Mi fecero riflettere le numerose testimonianze di fecondo apostolato svolto in tutta Italia; ma non ebbi la buona volontà di prendere la pen­na quantunque sentissi che da ciò poteva ricominciare una vita più vera.

Passò ancora qualche me­se e questa volta era fratel Enzo stesso che riapriva con una lettera fiume un rappor­to da me inconsapevolmen­te tanto atteso: mi balzò let­teralmente il cuore per le sue espressioni di accorata amicizia in cui mi vedevo ri­compreso e riabbracciato al di là di quello che poteva es­sere ormai il mio stato.

Avevo ritrovato l'Amico che mi offriva di nuovo se stesso dopo essere stato pro­vato duramente dalla solitu­dine e dal rifiuto della socie­tà. Compresi allora che que­gli anni avevano fatto matu­rare la sua giovane fede ren­dendolo più esperto della in­fedeltà dell'uomo e della fe­deltà di Dio conquistata at­traverso la lotta tenace con­tro le proprie passioni e le « sicurezze » del mondo.

Desiderai allora ansiosamente di rivederlo anche perché avevo sognato qualche tempo prima che una grande luce si era sprigio­nata da quell'incontro e co­sì accadde realmente pochi giorni dopo quando si rese disponibile per venire a svol­gere apostolato nel mio pae­se.

Lo trovai col cuore ancora più spalancato di una volta, pronto ad accogliere, a do­nare la sua gioia e ad inco­raggiare, tutto però con un contegno ed una prudenza che prima non aveva e sen­za preoccuparsi minimamen­te di essere accettato o re­spinto.

Notai subito il carattere ordinato del suo apostolato teso a valorizzare ogni atti­mo dando il massimo risal­to alla preghiera metodica attraverso la liturgia delle ore e alla partecipazione eu­caristica quotidiana.

La sua insistenza sulla pu­rezza era una costante che colpiva tutti e rendeva più amabile ogni altro discorso perché appariva evidente che la capacità di infondere cre­dibilità alle parole scaturi­va soprattutto dall'offerta della propria scelta di verginità.

Ritenevo che incontrare nuovamente fratel Enzo mi avrebbe ridato un po' di en­tusiasmo, quasi che la gioia inferiore potesse provenire semplicemente dall'essere rincuorato da chi ne è in possesso, e invece egli mi fece notare con estrema com­prensione quante cose noci­ve ed inutili mi avevano in­golfato mentre ero convinto di essere sulla retta via; il Signore mi diede di ricono­scere il mio stato e presi su­bito la risoluzione di rimuo­vere quegli ostacoli che si erano così sottilmente radi­cati nella mia vita, e di cui difficilmente qualcuno si sa­rebbe accorto.

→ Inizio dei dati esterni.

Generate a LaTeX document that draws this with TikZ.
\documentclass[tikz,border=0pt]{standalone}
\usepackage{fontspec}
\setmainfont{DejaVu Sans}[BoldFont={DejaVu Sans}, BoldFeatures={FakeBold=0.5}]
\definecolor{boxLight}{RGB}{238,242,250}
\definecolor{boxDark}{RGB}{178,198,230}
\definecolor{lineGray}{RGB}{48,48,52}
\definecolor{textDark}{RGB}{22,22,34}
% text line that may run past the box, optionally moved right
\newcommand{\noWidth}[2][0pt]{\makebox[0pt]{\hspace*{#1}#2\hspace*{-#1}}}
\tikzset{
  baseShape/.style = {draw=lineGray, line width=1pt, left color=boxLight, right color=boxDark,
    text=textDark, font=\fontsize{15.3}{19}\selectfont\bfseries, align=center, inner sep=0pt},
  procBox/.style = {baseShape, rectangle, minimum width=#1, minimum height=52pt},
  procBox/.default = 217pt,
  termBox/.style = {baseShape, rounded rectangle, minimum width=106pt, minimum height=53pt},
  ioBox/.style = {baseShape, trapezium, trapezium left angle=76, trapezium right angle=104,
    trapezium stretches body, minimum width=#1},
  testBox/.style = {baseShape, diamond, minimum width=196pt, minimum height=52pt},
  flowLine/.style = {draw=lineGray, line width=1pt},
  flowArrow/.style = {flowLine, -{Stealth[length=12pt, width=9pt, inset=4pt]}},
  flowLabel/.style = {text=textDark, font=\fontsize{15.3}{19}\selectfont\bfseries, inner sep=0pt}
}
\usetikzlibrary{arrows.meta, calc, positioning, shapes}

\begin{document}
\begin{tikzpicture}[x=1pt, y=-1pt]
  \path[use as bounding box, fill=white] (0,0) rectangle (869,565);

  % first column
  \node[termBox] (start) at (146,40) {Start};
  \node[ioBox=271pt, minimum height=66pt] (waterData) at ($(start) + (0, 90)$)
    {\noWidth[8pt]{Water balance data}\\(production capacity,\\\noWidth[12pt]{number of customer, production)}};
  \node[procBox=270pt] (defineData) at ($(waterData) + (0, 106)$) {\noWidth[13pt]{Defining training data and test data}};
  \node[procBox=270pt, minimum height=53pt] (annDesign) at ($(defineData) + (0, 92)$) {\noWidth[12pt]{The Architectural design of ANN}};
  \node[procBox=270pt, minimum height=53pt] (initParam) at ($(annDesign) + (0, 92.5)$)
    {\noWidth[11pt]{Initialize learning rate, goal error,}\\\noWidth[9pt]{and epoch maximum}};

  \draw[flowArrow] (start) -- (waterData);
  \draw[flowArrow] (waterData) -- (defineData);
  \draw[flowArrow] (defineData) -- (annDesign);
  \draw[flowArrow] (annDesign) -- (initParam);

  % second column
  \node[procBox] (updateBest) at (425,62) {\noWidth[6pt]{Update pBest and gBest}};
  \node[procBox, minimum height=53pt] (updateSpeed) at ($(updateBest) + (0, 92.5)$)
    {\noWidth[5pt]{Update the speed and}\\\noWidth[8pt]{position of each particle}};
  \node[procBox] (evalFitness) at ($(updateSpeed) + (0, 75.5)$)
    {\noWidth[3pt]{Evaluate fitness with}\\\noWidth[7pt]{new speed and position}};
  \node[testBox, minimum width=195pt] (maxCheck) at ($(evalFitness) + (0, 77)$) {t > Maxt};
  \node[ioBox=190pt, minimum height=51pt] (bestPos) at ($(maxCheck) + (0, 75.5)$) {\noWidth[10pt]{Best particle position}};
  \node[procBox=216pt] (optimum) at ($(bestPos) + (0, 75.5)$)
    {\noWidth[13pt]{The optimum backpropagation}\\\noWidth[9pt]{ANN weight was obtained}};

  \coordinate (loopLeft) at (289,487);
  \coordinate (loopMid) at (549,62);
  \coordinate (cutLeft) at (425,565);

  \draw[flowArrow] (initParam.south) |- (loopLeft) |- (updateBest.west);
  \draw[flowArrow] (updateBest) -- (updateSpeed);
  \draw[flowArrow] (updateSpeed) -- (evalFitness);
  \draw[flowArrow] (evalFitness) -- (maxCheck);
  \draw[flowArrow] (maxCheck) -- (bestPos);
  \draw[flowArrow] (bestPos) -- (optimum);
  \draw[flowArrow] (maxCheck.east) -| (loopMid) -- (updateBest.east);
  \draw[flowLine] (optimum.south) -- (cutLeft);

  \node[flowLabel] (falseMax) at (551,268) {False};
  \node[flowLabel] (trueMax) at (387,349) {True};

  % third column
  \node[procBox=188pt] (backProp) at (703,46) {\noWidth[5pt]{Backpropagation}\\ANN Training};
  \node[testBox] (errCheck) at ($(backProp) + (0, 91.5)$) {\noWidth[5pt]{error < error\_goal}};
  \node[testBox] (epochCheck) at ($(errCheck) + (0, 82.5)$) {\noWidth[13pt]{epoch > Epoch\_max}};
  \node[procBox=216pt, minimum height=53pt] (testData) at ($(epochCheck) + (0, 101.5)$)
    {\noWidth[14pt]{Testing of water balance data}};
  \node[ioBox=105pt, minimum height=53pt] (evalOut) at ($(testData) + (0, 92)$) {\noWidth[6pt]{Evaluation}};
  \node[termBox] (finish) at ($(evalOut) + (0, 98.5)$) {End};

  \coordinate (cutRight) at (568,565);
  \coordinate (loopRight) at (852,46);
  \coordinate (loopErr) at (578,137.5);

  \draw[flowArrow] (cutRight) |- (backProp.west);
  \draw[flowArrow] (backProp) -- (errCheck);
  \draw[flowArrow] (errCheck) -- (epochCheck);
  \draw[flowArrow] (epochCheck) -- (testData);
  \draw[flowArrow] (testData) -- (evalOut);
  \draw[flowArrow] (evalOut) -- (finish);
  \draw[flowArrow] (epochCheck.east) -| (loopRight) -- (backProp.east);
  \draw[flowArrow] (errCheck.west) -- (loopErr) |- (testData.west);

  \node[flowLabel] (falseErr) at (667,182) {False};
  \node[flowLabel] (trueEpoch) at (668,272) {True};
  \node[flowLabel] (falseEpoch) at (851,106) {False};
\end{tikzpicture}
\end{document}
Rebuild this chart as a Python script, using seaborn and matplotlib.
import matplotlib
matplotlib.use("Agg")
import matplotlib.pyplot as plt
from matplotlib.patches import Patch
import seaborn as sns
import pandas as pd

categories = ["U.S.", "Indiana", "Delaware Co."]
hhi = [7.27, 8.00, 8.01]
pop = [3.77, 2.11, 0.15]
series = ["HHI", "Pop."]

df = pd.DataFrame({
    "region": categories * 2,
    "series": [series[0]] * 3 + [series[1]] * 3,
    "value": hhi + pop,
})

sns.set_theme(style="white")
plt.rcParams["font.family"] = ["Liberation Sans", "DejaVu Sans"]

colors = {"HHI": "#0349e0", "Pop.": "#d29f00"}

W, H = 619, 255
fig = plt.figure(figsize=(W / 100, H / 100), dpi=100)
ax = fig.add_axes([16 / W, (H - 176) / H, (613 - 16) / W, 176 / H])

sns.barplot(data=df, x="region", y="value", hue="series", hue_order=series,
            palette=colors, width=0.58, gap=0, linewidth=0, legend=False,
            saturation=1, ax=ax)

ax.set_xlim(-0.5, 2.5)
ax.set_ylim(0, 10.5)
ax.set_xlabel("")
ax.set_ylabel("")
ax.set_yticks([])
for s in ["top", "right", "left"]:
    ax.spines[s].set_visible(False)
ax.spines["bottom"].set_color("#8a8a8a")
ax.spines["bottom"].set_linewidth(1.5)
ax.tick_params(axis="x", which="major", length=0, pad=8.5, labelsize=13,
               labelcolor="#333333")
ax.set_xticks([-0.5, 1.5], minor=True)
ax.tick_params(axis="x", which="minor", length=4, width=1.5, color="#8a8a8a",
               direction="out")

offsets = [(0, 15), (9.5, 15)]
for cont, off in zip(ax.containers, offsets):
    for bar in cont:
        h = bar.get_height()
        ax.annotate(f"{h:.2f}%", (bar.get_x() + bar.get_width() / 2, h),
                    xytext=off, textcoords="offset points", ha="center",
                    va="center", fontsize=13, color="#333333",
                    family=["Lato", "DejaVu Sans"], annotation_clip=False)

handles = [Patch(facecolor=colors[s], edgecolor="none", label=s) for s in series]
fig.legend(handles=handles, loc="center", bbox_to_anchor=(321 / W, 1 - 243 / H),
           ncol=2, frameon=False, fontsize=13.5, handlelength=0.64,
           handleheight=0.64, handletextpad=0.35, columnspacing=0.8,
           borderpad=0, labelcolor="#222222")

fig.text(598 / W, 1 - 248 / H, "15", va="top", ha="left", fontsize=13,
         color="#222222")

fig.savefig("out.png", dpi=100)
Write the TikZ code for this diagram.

Provai un senso di libera­zione perché la Grazia era tornata a splendere ed ora potevo anche trovare la for­za per riprendere il cammi­no che avevo smesso e che mi rendeva infelice.

Mi sentivo davvero spro­nato a mettercela tutta per dare senso alla vita conside­rando la totale donazione di fratel Enzo: il suo esempio nell'aver accettato di segui­re Cristo rinnegando tutto, offrendo la sofferenza nel ve­dersi ostacolato continua­mente e preferendo il nascon­dimento ormai invece dell'af­fermazione del suo ideale cri­stiano.

Quanto dovrebbe farci te­nerezza questo Dio che cer­ca di farsi amare insegnan­do ai suoi amici a rimanere nella debolezza e nel disprez­zo. E invece gli uomini con­tinuano a cercare i casi ecla­tanti che fanno subito scal­pore; mentre è proprio di­nanzi alla « debolezza » di un Dio « indifeso » alla di­sperata ricerca delle sue creature che fratel Enzo si è trovato disarmato e defìnivamente si è arreso com­muovendosi per tanta indi­genza.

In questo abbraccio del « Crocifìsso » e uniformando­si ad Esso si perpetua nella storia la Verità dell'uomo che squarcia le tenebre che attanagliano la nostra so­cietà.

Dietro l'appariscenza della corruzione e della sfrenata ricerca del benessere mate­riale si nascondono dei se­gni meravigliosi a cui guar­dare con fiduciosa speranza perché rappresentano una strada che può riscattare una generazione che ha smar­rito Dio e far riscoprire in Lui ogni altro bene.